- **Problem details**
Every line that holds the string "matplotlib" is to be identified and copied.

- **Records**
═══

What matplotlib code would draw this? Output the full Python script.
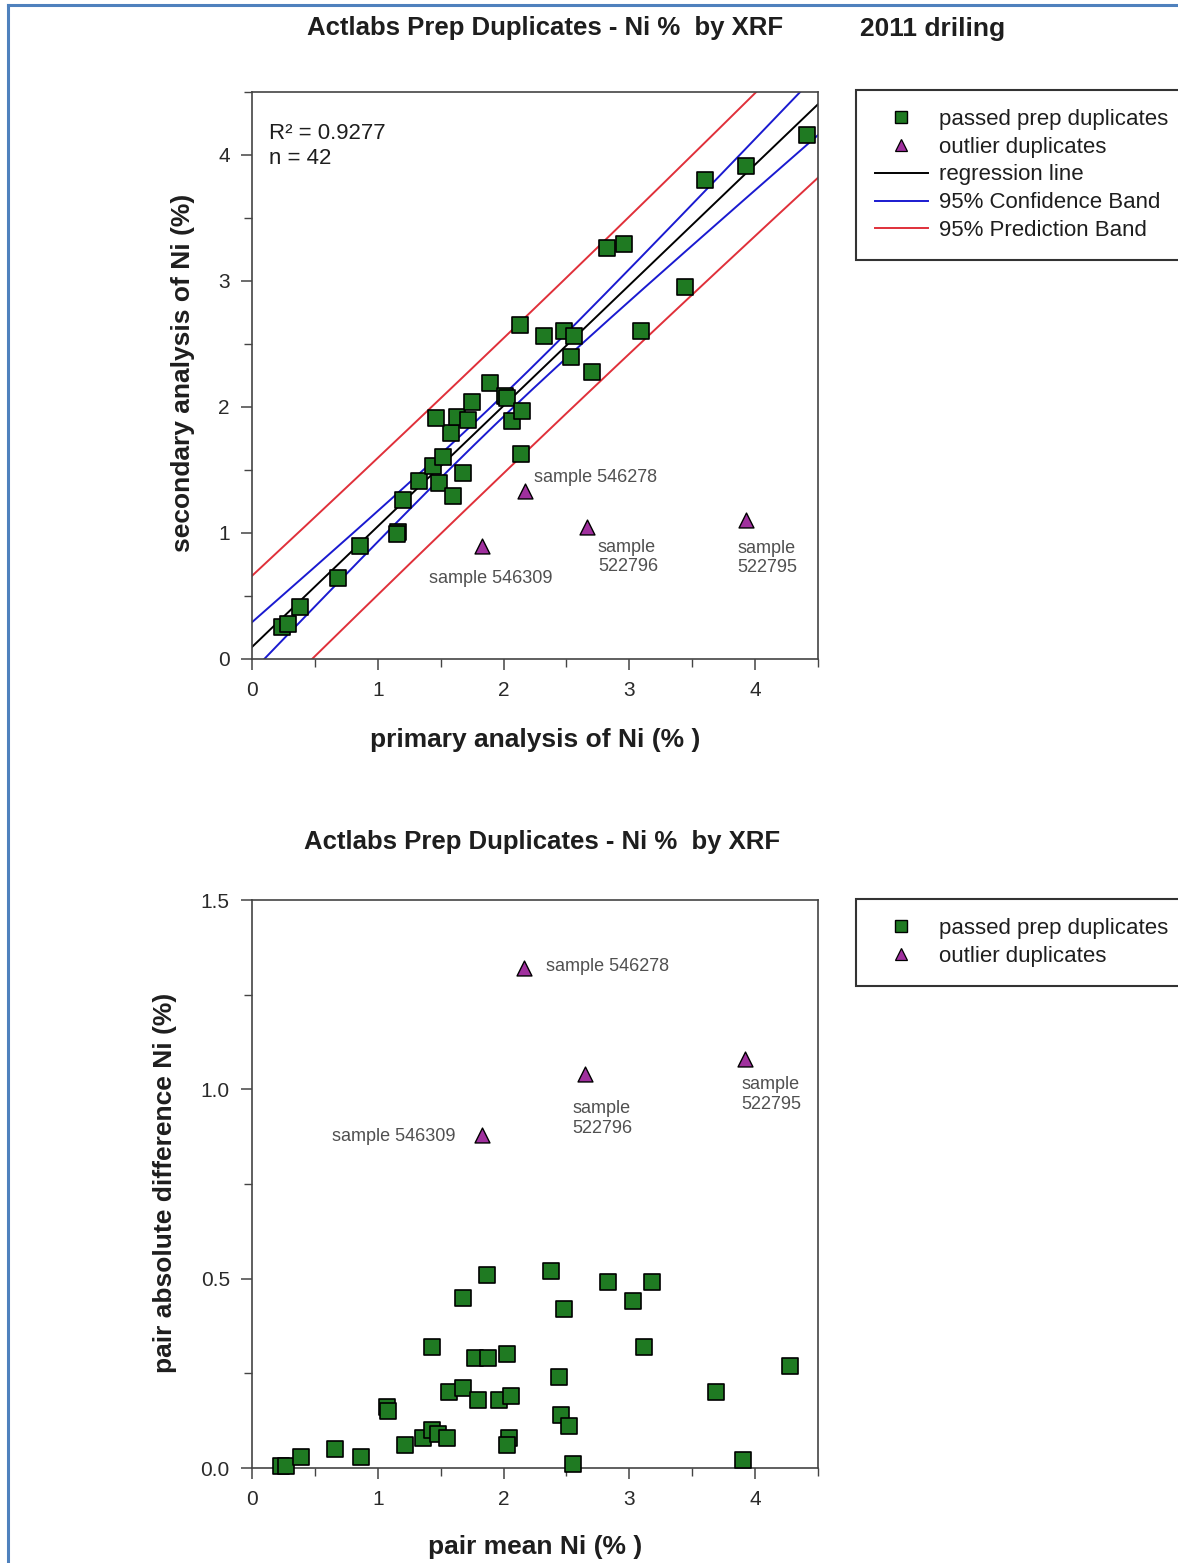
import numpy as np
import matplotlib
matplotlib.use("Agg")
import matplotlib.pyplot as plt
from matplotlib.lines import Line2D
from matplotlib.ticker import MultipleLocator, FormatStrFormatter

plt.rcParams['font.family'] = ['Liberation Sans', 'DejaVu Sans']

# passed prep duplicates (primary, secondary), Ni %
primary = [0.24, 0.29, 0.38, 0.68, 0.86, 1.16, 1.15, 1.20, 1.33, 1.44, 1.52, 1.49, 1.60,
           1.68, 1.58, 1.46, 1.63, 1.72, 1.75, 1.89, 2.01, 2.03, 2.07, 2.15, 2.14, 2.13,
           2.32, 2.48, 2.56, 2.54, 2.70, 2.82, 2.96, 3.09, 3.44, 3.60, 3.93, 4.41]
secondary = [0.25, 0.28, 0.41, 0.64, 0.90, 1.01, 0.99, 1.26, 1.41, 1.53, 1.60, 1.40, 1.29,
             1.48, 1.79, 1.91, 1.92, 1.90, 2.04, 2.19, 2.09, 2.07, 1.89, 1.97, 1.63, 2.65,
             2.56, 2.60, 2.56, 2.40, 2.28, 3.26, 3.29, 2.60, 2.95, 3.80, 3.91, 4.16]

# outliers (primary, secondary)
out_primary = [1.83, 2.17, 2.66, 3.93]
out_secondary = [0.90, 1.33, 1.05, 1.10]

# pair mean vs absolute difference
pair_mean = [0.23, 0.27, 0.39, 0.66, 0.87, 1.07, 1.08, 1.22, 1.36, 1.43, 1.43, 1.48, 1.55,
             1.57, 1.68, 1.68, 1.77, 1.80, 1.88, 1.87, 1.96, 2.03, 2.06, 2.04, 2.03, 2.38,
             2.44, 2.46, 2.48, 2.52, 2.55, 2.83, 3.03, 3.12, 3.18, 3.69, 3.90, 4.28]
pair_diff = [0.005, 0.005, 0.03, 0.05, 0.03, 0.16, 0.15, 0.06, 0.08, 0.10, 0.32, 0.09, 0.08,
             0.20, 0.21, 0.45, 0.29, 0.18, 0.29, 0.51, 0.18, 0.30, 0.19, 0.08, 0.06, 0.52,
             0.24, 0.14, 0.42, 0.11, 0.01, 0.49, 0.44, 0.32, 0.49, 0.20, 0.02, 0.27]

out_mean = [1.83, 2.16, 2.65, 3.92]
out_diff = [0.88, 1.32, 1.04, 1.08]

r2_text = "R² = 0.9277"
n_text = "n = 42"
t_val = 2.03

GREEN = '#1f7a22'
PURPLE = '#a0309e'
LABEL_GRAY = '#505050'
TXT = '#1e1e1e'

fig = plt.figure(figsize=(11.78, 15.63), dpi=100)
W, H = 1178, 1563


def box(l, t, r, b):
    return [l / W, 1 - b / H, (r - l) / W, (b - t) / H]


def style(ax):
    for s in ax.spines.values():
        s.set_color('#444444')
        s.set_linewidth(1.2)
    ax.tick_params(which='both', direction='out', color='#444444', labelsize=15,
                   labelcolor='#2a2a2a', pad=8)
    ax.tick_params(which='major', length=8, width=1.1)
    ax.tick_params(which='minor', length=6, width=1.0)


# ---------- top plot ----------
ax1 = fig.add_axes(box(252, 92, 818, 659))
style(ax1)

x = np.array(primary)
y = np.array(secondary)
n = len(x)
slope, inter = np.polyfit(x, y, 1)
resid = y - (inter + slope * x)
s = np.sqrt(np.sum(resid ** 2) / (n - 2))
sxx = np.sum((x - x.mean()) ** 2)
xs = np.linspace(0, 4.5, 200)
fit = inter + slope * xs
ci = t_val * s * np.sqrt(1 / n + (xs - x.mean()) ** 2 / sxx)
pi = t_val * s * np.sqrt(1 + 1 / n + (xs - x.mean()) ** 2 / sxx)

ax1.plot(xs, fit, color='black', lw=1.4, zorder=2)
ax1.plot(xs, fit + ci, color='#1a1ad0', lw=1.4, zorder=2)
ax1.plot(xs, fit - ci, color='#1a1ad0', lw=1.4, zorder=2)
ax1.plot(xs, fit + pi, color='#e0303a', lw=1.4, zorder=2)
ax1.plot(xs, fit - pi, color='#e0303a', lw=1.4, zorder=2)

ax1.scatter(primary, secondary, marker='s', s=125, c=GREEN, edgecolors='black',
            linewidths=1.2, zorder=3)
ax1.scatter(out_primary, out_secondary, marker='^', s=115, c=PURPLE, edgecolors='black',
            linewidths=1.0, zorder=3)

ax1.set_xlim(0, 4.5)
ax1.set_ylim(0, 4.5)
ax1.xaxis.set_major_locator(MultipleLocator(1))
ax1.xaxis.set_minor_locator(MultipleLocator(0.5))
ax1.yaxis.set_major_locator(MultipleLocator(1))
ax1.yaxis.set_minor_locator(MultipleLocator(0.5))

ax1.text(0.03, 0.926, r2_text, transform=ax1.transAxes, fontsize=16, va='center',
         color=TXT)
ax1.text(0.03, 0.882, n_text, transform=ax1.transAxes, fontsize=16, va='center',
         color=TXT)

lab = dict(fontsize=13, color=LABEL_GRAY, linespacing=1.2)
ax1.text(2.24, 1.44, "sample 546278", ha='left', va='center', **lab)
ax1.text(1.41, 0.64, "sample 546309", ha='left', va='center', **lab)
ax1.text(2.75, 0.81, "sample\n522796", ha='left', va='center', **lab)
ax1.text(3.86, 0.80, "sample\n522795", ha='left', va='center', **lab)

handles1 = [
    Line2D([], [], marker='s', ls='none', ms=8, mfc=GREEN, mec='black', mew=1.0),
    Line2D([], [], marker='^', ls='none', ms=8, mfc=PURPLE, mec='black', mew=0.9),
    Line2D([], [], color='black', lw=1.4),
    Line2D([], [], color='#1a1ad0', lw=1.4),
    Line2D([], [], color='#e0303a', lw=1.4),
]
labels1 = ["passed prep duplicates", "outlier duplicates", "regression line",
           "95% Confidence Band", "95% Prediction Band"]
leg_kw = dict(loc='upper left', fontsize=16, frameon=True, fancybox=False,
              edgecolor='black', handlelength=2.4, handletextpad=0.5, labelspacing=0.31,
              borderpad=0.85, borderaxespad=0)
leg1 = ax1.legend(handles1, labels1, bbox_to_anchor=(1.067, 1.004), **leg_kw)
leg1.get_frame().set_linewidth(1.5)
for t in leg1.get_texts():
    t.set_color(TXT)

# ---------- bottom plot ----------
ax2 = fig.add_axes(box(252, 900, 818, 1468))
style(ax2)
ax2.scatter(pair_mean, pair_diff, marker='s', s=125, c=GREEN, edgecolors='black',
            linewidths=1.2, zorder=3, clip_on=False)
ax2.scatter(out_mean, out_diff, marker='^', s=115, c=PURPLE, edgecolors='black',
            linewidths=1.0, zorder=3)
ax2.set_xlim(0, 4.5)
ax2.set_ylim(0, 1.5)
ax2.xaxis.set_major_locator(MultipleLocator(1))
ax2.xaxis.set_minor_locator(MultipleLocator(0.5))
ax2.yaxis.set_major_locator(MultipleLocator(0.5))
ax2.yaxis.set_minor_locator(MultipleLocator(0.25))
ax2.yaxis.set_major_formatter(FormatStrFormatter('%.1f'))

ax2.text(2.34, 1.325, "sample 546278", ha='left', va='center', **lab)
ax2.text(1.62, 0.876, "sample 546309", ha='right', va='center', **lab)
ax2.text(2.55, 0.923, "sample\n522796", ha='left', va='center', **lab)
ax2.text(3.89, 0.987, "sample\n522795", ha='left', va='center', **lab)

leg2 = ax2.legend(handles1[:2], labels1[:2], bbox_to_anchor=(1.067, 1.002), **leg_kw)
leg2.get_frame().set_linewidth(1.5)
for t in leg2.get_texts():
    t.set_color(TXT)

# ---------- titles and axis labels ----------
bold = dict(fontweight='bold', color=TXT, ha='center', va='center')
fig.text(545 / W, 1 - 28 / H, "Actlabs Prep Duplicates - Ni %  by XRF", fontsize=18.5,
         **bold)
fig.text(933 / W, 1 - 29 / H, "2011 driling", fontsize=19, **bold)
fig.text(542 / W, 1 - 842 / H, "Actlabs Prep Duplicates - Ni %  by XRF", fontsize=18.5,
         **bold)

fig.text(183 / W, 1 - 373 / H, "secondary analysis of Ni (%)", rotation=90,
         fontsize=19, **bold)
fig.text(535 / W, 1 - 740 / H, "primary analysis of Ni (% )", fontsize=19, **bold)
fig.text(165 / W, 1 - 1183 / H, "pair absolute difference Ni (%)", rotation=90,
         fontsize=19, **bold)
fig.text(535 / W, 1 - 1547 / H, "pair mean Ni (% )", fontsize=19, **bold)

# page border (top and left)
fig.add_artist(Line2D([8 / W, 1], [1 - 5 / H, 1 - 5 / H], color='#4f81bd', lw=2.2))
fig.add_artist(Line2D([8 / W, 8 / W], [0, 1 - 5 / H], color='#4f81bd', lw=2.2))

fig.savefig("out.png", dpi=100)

═══

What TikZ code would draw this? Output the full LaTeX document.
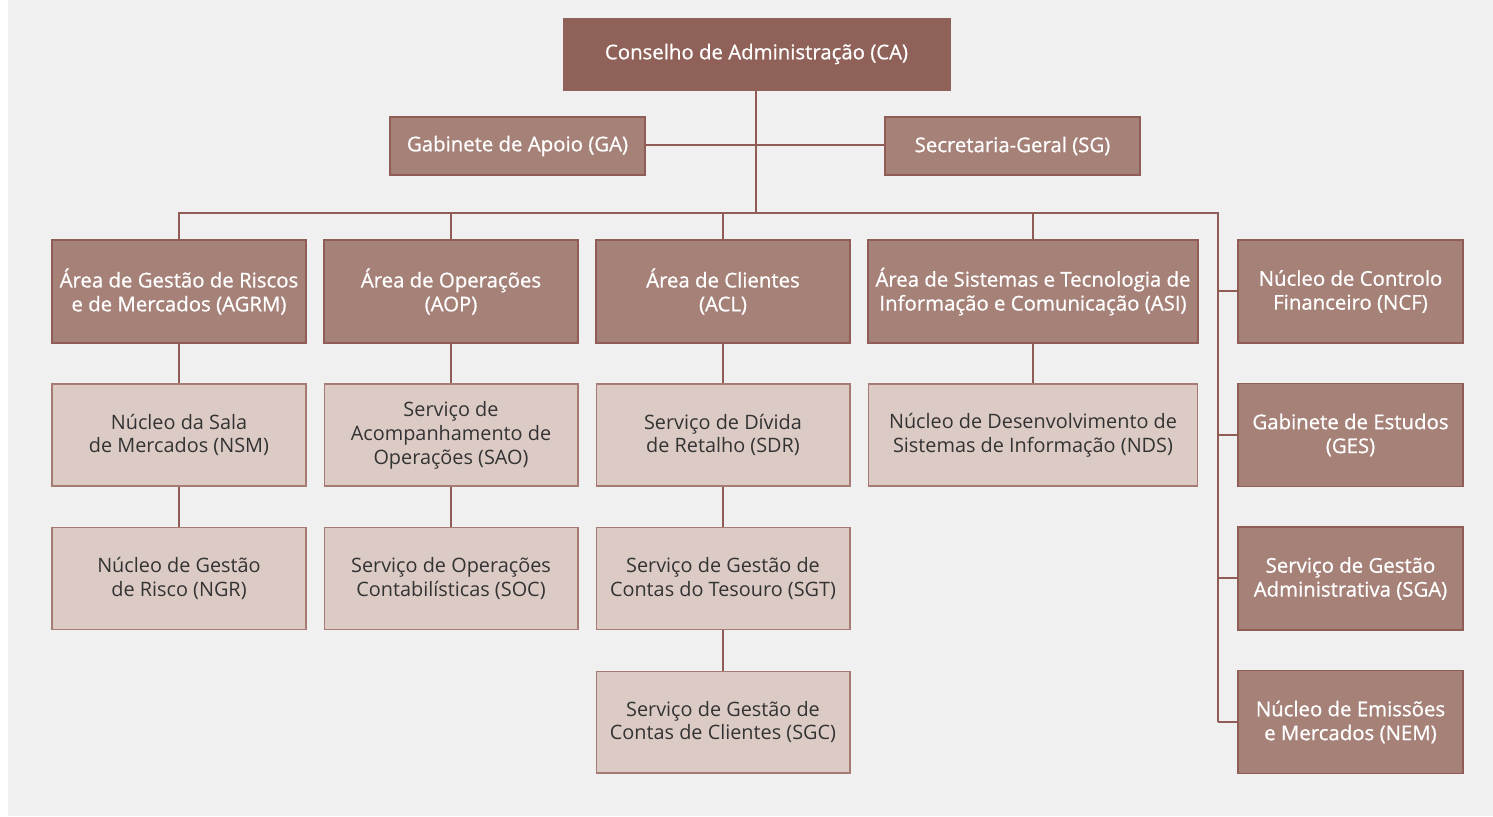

═══

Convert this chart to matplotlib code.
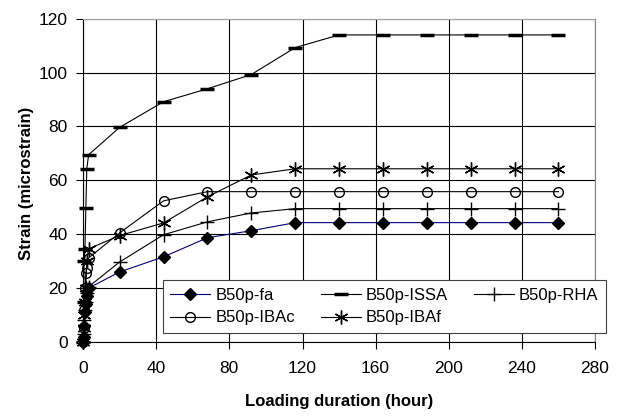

═══

- **Output for this exercise**
What matplotlib code would draw this? Output the full Python script.
import matplotlib
matplotlib.use("Agg")
import matplotlib.pyplot as plt
from matplotlib.lines import Line2D
from matplotlib.ticker import MultipleLocator, FormatStrFormatter
Convert this chart to matplotlib code.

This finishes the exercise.